|
Friday, August 26, 2005
The Little Things Do Matter
So much happens before you even get to the main service at our church.
There are people who direct traffic. There are name tags for every person who signed up for one. There are greeters who help visitors get situated. There are people who make the coffee and put out all the fixins for it. There are teachers in every children's classroom. There are nursury workers who got their and sanitized the toys and got all the necessary supplies ready. There are people who charged the batteries for the hearing aids for visitors. There are people handing out bulletins. There are people who stuffed the bulletins with various inserts. There are people who filled the communion cups and made sure there was enough bread to go around. There are people who set up the chairs. There are people who practiced a few times to lead the worship service. There was someone who typed up all the power point slides with the words on them. There was someone who designed and printed the posters on the wall for the various upcoming events at our church. There are people who set up the microphones and run two different sound boards while the service is going on. There are people who run all the visuals during the service. There are people who record the sermons and burn them onto CD's. There are people who made all the copies for the various classes. There are people who make sure there are necessary teaching tools, like DVD players and televisions and white boards/markers/erasers in each classroom. There are people who make sure the light bulbs are changed. There are people who set the thermostats and change them if needed. There are people who took sign ups and do the accounting for the retreat. There are people who unlocked the doors. There are people who designed the building and the classrooms and the nursery and the parking lot. There are people who mowed the grass. There are people who taught the classes. There was one guy that delivered the sermon.
I could go on and on...you got the picture, right?
And it's human nature to put a "higher value" on the guy that taught the class or gave the sermon than on the guys who ran the sound board. I mean, the preacher has the education and the experience and the public speaking skills and affects the masses, right?
But Paul has a different mindset. Check out this from 1 Corinthians 12: 14--18 (from The Message):
"I want you to think about how all this makes you more significant, not less. A body isn't just a single part blown up into something huge. It's all the different but similar parts arranged functioning together. If Foot said, 'I'm not elegant like Hand, embellished with rings; I guess I don't belong to this body,' would that make it so? If Ear said, 'I'm not beautiful like Eye, limpid and expressive, I don't deserve a place on the head,' would you want to remove it from the body? If the body was all eye, how could it hear? If all ear, how could it smell? As it is, we see that God has carefully placed each part of the body right where he wanted it."
Later on, it reads, "An enormous eye or a gigantic hand wouldn't be a body, but a monster. What we have is one body with many parts, each its proper size and in its proper place. No part is important on it's own."
I know what you're saying anyway: Yeah, but the senior pastor really is the most important...he affects a lot of people each and every week. But that's because we tend to look at the crowds. The individuals, and their stories, kind of get lost in the large mix.

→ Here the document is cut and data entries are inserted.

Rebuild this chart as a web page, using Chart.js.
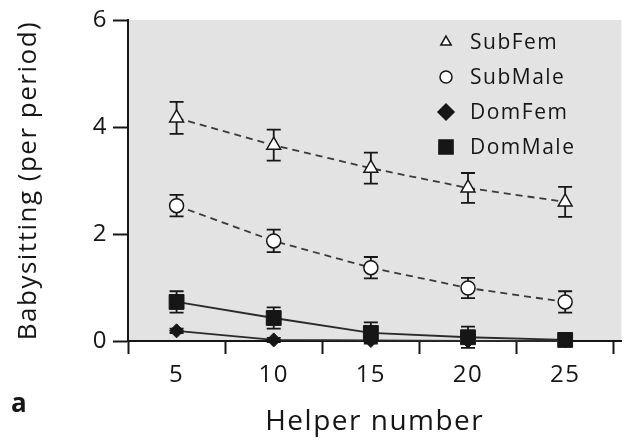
<!DOCTYPE html>
<html>
<head>
<meta charset="utf-8">
<script src="https://cdn.jsdelivr.net/npm/chart.js@4"></script>
<style>
  html, body { margin: 0; background: #fff; }
  #wrap { width: 633px; height: 441px; }
</style>
</head>
<body>
<div id="wrap"><canvas id="chart"></canvas></div>
<script>
// ================== Data ==================
const helperNumbers = [5, 10, 15, 20, 25];
const xTickMarks = [2.5, 7.5, 12.5, 17.5, 22.5, 27.5];
const yTicks = [0, 2, 4, 6];

const seriesNames = ["SubFem", "SubMale", "DomFem", "DomMale"];
const subFem = [4.17, 3.66, 3.23, 2.86, 2.6];
const subFemErr = [0.3, 0.29, 0.29, 0.28, 0.28];
const subMale = [2.53, 1.87, 1.37, 0.99, 0.73];
const subMaleErr = [0.2, 0.21, 0.2, 0.19, 0.2];
const domFem = [0.19, 0.02, 0.01, 0.0, 0.0];
const domFemErr = [0.04, 0.04, 0.03, 0.03, 0.03];
const domMale = [0.73, 0.43, 0.15, 0.07, 0.02];
const domMaleErr = [0.2, 0.2, 0.2, 0.2, 0.05];

const FONT = "'Open Sans', 'DejaVu Sans', sans-serif";
const INK = "#161616";

const toPoints = (ys) => helperNumbers.map((x, i) => ({ x: x, y: ys[i] }));

// ================== Plugins ==================
// letter spacing to mimic the wide typeface of the original
const spacing = {
  id: "spacing",
  beforeUpdate(chart) { chart.ctx.letterSpacing = "1.5px"; },
  beforeDraw(chart) { chart.ctx.letterSpacing = "1.5px"; },
};

// grey plot background
const plotBg = {
  id: "plotBg",
  beforeDraw(chart) {
    const { ctx, chartArea: a } = chart;
    ctx.save();
    ctx.fillStyle = "#e3e3e3";
    ctx.fillRect(a.left, a.top, a.right - a.left, a.bottom - a.top);
    ctx.restore();
  },
};

// vertical error bars with caps
const errorBars = {
  id: "errorBars",
  beforeDatasetsDraw(chart) {
    const { ctx, scales } = chart;
    ctx.save();
    ctx.strokeStyle = INK;
    ctx.lineWidth = 1.8;
    chart.data.datasets.forEach((ds) => {
      ds.data.forEach((p, i) => {
        const e = ds.errors[i];
        const x = scales.x.getPixelForValue(p.x);
        const y1 = scales.y.getPixelForValue(p.y + e);
        const y2 = scales.y.getPixelForValue(p.y - e);
        ctx.beginPath();
        ctx.moveTo(x, y1);
        ctx.lineTo(x, y2);
        ctx.moveTo(x - 7, y1);
        ctx.lineTo(x + 7, y1);
        ctx.moveTo(x - 7, y2);
        ctx.lineTo(x + 7, y2);
        ctx.stroke();
      });
    });
    ctx.restore();
  },
};

// legend inside the plot + panel letter
const innerLegend = {
  id: "innerLegend",
  afterDraw(chart) {
    const { ctx } = chart;
    ctx.save();
    ctx.letterSpacing = "1.5px";
    ctx.font = "21px " + FONT;
    ctx.textBaseline = "middle";
    chart.data.datasets.forEach((ds, i) => {
      const y = 42 + i * 35;
      ctx.strokeStyle = INK;
      ctx.fillStyle = ds.pointBackgroundColor;
      ctx.lineWidth = 1.5;
      Chart.helpers.drawPoint(ctx, {
        pointStyle: ds.pointStyle,
        radius: ds.legendRadius,
        borderWidth: 1.5,
        rotation: 0,
      }, 446, y);
      ctx.fillStyle = INK;
      ctx.fillText(ds.label, 470, y + 1);
    });
    ctx.letterSpacing = "0px";
    ctx.font = "bold 26px " + FONT;
    ctx.fillText("a", 11, 405);
    ctx.restore();
  },
};

// ================== Chart ==================
const ctx = document.getElementById("chart").getContext("2d");
const chart = new Chart(ctx, {
  type: "line",
  data: {
    datasets: [
      {
        label: seriesNames[0],
        data: toPoints(subFem),
        errors: subFemErr,
        borderColor: "#3a3a3a",
        borderWidth: 1.8,
        borderDash: [7, 5],
        pointStyle: "triangle",
        pointRadius: 8,
        legendRadius: 6,
        pointBorderWidth: 1.5,
        pointBorderColor: INK,
        pointBackgroundColor: "#fff",
      },
      {
        label: seriesNames[1],
        data: toPoints(subMale),
        errors: subMaleErr,
        borderColor: "#3a3a3a",
        borderWidth: 1.8,
        borderDash: [7, 5],
        pointStyle: "circle",
        pointRadius: 7,
        legendRadius: 6,
        pointBorderWidth: 1.5,
        pointBorderColor: INK,
        pointBackgroundColor: "#fff",
      },
      {
        label: seriesNames[2],
        data: toPoints(domFem),
        errors: domFemErr,
        borderColor: "#2a2a2a",
        borderWidth: 1.8,
        pointStyle: "rectRot",
        pointRadius: 7,
        legendRadius: 8,
        pointBorderWidth: 1,
        pointBorderColor: INK,
        pointBackgroundColor: INK,
      },
      {
        label: seriesNames[3],
        data: toPoints(domMale),
        errors: domMaleErr,
        borderColor: "#2a2a2a",
        borderWidth: 1.8,
        pointStyle: "rect",
        pointRadius: 10.5,
        legendRadius: 10,
        pointBorderWidth: 1,
        pointBorderColor: INK,
        pointBackgroundColor: INK,
      },
    ],
  },
  options: {
    responsive: true,
    maintainAspectRatio: false,
    animation: false,
    clip: false,
    layout: { padding: { top: 20, right: 3, left: 0, bottom: 0 } },
    plugins: { legend: { display: false }, tooltip: { enabled: false } },
    elements: { line: { tension: 0 } },
    scales: {
      x: {
        type: "linear",
        min: 2.5,
        max: 27.9,
        afterBuildTicks(scale) {
          scale.ticks = [...xTickMarks, ...helperNumbers]
            .sort((a, b) => a - b)
            .map((v) => ({ value: v }));
        },
        afterFit(scale) { scale.height = 100; },
        ticks: {
          color: INK,
          font: { family: FONT, size: 24 },
          padding: 7,
          maxRotation: 0,
          autoSkip: false,
          callback: (v) => (helperNumbers.includes(v) ? String(v) : ""),
        },
        grid: {
          drawOnChartArea: false,
          tickLength: 13,
          tickWidth: 2,
          tickColor: (c) =>
            c.tick && helperNumbers.includes(c.tick.value) ? "rgba(0,0,0,0)" : INK,
        },
        border: { display: true, color: INK, width: 2 },
        title: {
          display: true,
          text: "Helper number",
          color: INK,
          font: { family: FONT, size: 28 },
          padding: { top: 0, bottom: 2 },
        },
      },
      y: {
        min: 0,
        max: 6,
        afterBuildTicks(scale) {
          scale.ticks = yTicks.map((v) => ({ value: v }));
        },
        afterFit(scale) { scale.width = 128; },
        ticks: {
          color: INK,
          font: { family: FONT, size: 24 },
          padding: 5,
        },
        grid: {
          drawOnChartArea: false,
          tickLength: 15,
          tickWidth: 2,
          tickColor: INK,
        },
        border: { display: true, color: INK, width: 2 },
        title: {
          display: true,
          text: "Babysitting (per period)",
          color: INK,
          font: { family: FONT, size: 26 },
          padding: { top: 13, bottom: 0 },
        },
      },
    },
  },
  plugins: [spacing, plotBg, errorBars, innerLegend],
});
</script>
</body>
</html>
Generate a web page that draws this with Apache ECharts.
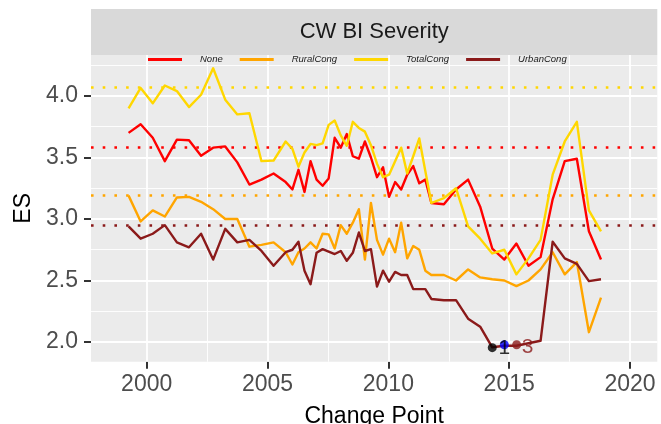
<!DOCTYPE html>
<html>
<head>
  <meta charset="utf-8">
  <title>CW BI Severity</title>
  <script src="https://cdn.jsdelivr.net/npm/echarts@6/dist/echarts.min.js"></script>
  <style>
    html, body { margin: 0; padding: 0; background: #ffffff; }
    #chart { width: 661px; height: 424px; }
  </style>
</head>
<body>
<div id="chart"></div>
<script>
  // 数据
  var seriesNames = ['None', 'RuralCong', 'TotalCong', 'UrbanCong'];
  var seriesColors = ['#FF0000', '#FFA500', '#FFD700', '#8B1A1A'];

  var years = [1999.25, 1999.75, 2000.25, 2000.75, 2001.25, 2001.75, 2002.25, 2002.75, 2003.25, 2003.75, 2004.25, 2004.75, 2005.25, 2005.75,
    2006.03, 2006.28, 2006.53, 2006.78, 2007.03, 2007.28, 2007.53, 2007.78, 2008.03, 2008.28, 2008.53, 2008.78,
    2009.03, 2009.28, 2009.53, 2009.78, 2010.03, 2010.28, 2010.53, 2010.78, 2011.03, 2011.28, 2011.53, 2011.78,
    2012.3, 2012.8, 2013.3, 2013.8, 2014.3, 2014.8, 2015.3, 2015.8, 2016.3, 2016.8, 2017.3, 2017.8, 2018.3, 2018.8];

  var noneVals = [3.70, 3.77, 3.66, 3.47, 3.645, 3.64, 3.515, 3.58, 3.59, 3.46, 3.28, 3.32, 3.37, 3.30,
    3.24, 3.40, 3.22, 3.47, 3.32, 3.27, 3.33, 3.66, 3.58, 3.69, 3.51, 3.49,
    3.63, 3.50, 3.34, 3.42, 3.18, 3.30, 3.24, 3.36, 3.43, 3.29, 3.32, 3.13,
    3.12, 3.24, 3.32, 3.10, 2.76, 2.67, 2.80, 2.62, 2.69, 3.16, 3.47, 3.49, 2.90, 2.67];

  var ruralVals = [3.19, 2.98, 3.07, 3.02, 3.175, 3.18, 3.14, 3.08, 3.00, 3.00, 2.775, 2.79, 2.81, 2.73,
    2.63, 2.73, 2.76, 2.81, 2.76, 2.88, 2.875, 2.76, 2.95, 2.88, 2.97, 3.08,
    2.67, 3.13, 2.83, 2.71, 2.84, 2.73, 2.97, 2.68, 2.78, 2.75, 2.58, 2.545,
    2.545, 2.50, 2.59, 2.525, 2.51, 2.50, 2.455, 2.50, 2.59, 2.73, 2.55, 2.65, 2.08, 2.36];

  var totalVals = [3.90, 4.065, 3.94, 4.085, 4.04, 3.91, 4.01, 4.225, 3.97, 3.85, 3.86, 3.47, 3.475, 3.63,
    3.57, 3.425, 3.54, 3.61, 3.60, 3.615, 3.765, 3.80, 3.68, 3.595, 3.79, 3.74,
    3.71, 3.60, 3.45, 3.34, 3.36, 3.47, 3.58, 3.37, 3.51, 3.655, 3.39, 3.13,
    3.17, 3.25, 2.94, 2.84, 2.72, 2.75, 2.55, 2.68, 2.83, 3.36, 3.63, 3.79, 3.07, 2.90];

  var urbanVals = [2.94, 2.84, 2.88, 2.95, 2.81, 2.77, 2.88, 2.67, 2.92, 2.81, 2.83, 2.74, 2.62, 2.73,
    2.75, 2.815, 2.58, 2.47, 2.725, 2.755, 2.735, 2.715, 2.74, 2.66, 2.725, 2.89,
    2.74, 2.755, 2.45, 2.58, 2.49, 2.57, 2.545, 2.545, 2.43, 2.43, 2.43, 2.35,
    2.34, 2.34, 2.19, 2.125, 1.957, 1.97, 1.97, 1.99, 2.01, 2.815, 2.68, 2.635, 2.495, 2.51];

  // 各组均值（虚线）
  var meanVals = [3.585, 3.185, 4.065, 2.951];

  // 变点
  var cpYears = [2014.3, 2014.8, 2015.31];
  var cpValues = [1.954, 1.978, 1.978];
  var cpColors = ['#000000', '#0000FF', '#8B1A1A'];
  var cpLabels = ['', '1', '3'];
  var cpLabelColors = ['#000000', '#000000', '#8B1A1A'];

  // 刻度
  var xTicks = [2000, 2005, 2010, 2015, 2020];
  var xMinor = [2002.5, 2007.5, 2012.5, 2017.5];
  var yTicks = [2.0, 2.5, 3.0, 3.5, 4.0];
  var yMinor = [2.25, 2.75, 3.25, 3.75, 4.25];

  var allVals = [noneVals, ruralVals, totalVals, urbanVals];

  var chart = echarts.init(document.getElementById('chart'));
  var font = 'Liberation Sans, Arial, sans-serif';

  /*背景网格线*/
  var gridLines = [];
  xTicks.forEach(function (v) { gridLines.push({ xAxis: v, lineStyle: { width: 1.8 } }); });
  xMinor.forEach(function (v) { gridLines.push({ xAxis: v, lineStyle: { width: 0.9 } }); });
  yTicks.forEach(function (v) { gridLines.push({ yAxis: v, lineStyle: { width: 1.8 } }); });
  yMinor.forEach(function (v) { gridLines.push({ yAxis: v, lineStyle: { width: 0.9 } }); });

  var series = [{
    name: 'grid',
    type: 'line',
    data: [[2010, 3]],
    symbol: 'none',
    lineStyle: { opacity: 0 },
    silent: true,
    z: 1,
    markLine: {
      silent: true,
      symbol: ['none', 'none'],
      label: { show: false },
      z: 1,
      lineStyle: { color: '#FFFFFF', type: 'solid' },
      data: gridLines
    }
  }];

  seriesNames.forEach(function (name, i) {
    series.push({
      name: name,
      type: 'line',
      data: years.map(function (y, k) { return [y, allVals[i][k]]; }),
      symbol: 'none',
      z: 3,
      lineStyle: { color: seriesColors[i], width: 2.4, join: 'round' },
      itemStyle: { color: seriesColors[i] },
      markLine: {
        silent: true,
        symbol: ['none', 'none'],
        label: { show: false },
        z: 2,
        lineStyle: { color: seriesColors[i], type: [2.6, 9.1], width: 2.6, cap: 'butt' },
        data: [{ yAxis: meanVals[i] }]
      }
    });
  });

  series.push({
    name: 'cp',
    type: 'scatter',
    z: 4,
    symbolSize: 9,
    data: cpYears.map(function (y, k) {
      return {
        value: [y, cpValues[k]],
        itemStyle: { color: cpColors[k] },
        label: {
          show: cpLabels[k] !== '',
          formatter: cpLabels[k],
          color: cpLabelColors[k],
          position: 'inside',
          offset: k === 2 ? [11, 2] : [0, 3],
          fontSize: 21,
          fontFamily: font
        }
      };
    })
  });

  var option = {
    animation: false,
    textStyle: { fontFamily: font },
    grid: {
      left: 91, right: 3.7, top: 55, bottom: 62.3,
      outerBoundsMode: 'none',
      show: true, backgroundColor: '#EBEBEB', borderWidth: 0
    },
    graphic: [
      { type: 'rect', shape: { x: 91, y: 9, width: 566.3, height: 46 }, style: { fill: '#D9D9D9' } },
      {
        type: 'text', x: 374.2, y: 32,
        style: { text: 'CW BI Severity', fontSize: 22, fontFamily: font, fill: '#1A1A1A', align: 'center', verticalAlign: 'middle' }
      }
    ],
    legend: {
      data: seriesNames.map(function (n) { return { name: n, icon: 'rect' }; }),
      left: 148, top: 54.5, padding: 0,
      itemWidth: 34, itemHeight: 3, itemGap: 17,
      textStyle: { fontSize: 9.5, fontStyle: 'italic', color: '#1A1A1A', fontFamily: font, padding: [0, 0, 0, 13] }
    },
    xAxis: {
      type: 'value',
      min: 1997.695, max: 2021.13,
      name: 'Change Point', nameLocation: 'middle', nameGap: 43,
      nameTextStyle: { fontSize: 23, color: '#000000', fontFamily: font },
      axisLine: { show: false },
      splitLine: { show: false },
      axisTick: { show: true, length: 7, customValues: xTicks, lineStyle: { color: '#333333', width: 2 } },
      axisLabel: {
        customValues: xTicks, margin: 11, fontSize: 23, color: '#4D4D4D', fontFamily: font,
        formatter: function (v) { return String(v); }
      }
    },
    yAxis: {
      type: 'value',
      min: 1.84, max: 4.333,
      name: 'ES', nameLocation: 'middle', nameGap: 52, nameRotate: 90,
      nameTextStyle: { fontSize: 23, color: '#000000', fontFamily: font },
      axisLine: { show: false },
      splitLine: { show: false },
      axisTick: { show: true, length: 7, customValues: yTicks, lineStyle: { color: '#333333', width: 2 } },
      axisLabel: {
        customValues: yTicks, margin: 13, fontSize: 23, color: '#4D4D4D', fontFamily: font,
        formatter: function (v) { return v.toFixed(1); }
      }
    },
    series: series
  };

  chart.setOption(option);
</script>
</body>
</html>
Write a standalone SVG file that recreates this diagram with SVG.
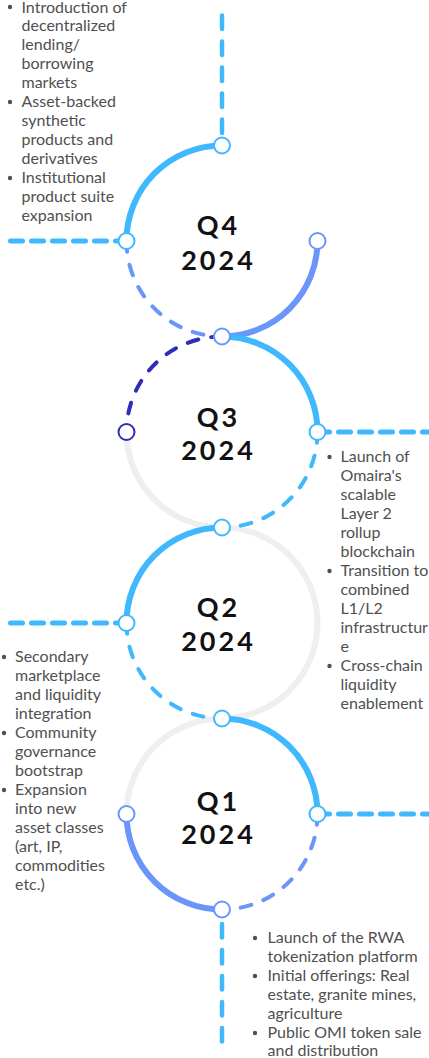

But try telling the young couple about to leave their newborn in the nursery the first time that the grandma greeter who walked them through the process and calmed them down so they could hear the sermon didn't matter.
Try telling the person who got their name corrected from the misspelling of last week and didn't go into church a bit miffed that the administrative assistant wasn't important.
Those teenagers who got their own room downstairs really do appreciate the guy who donates his time and resources to get original old-school video games and the guy who works for Sony who got them their PlayStation games...and they had such a good time they invited three friends who came to know the Lord.
The senior citizen who got to hear the sermon for the first time because we had the hearing aids got ministered to.
Could you imagine if you didn't get to take communion with your church family because they ran out of cups, juice or bread or the ushers forgot your row?
Those kids who got the Bible story painted on the wall have a visual image of David and Goliath...
The baby who didn't get sick because of the diligence of the child-care crew...
The folks who got burned at another congregation who decided they could attend a church that gave them free coffee and let them bring it in the service...
The folks who never knew that someone picked up that same empty cup they forgot to throw away but are pleased to come into an air-conditioned, well-lighted auditorium...
You may not have a sophisticated ear but you've lost your mind if you don't think a whole lot of feedback or a misspelled word on the video screen would break your worship.
Again, I could go on and on...
But everybody has a place, and they're all equally important...as you can tell when the masses become individuals.
So, for today...can you point out something that might've been "behind the scenes" that now you're thankful for since you've been made aware of it? Write it down in the comments!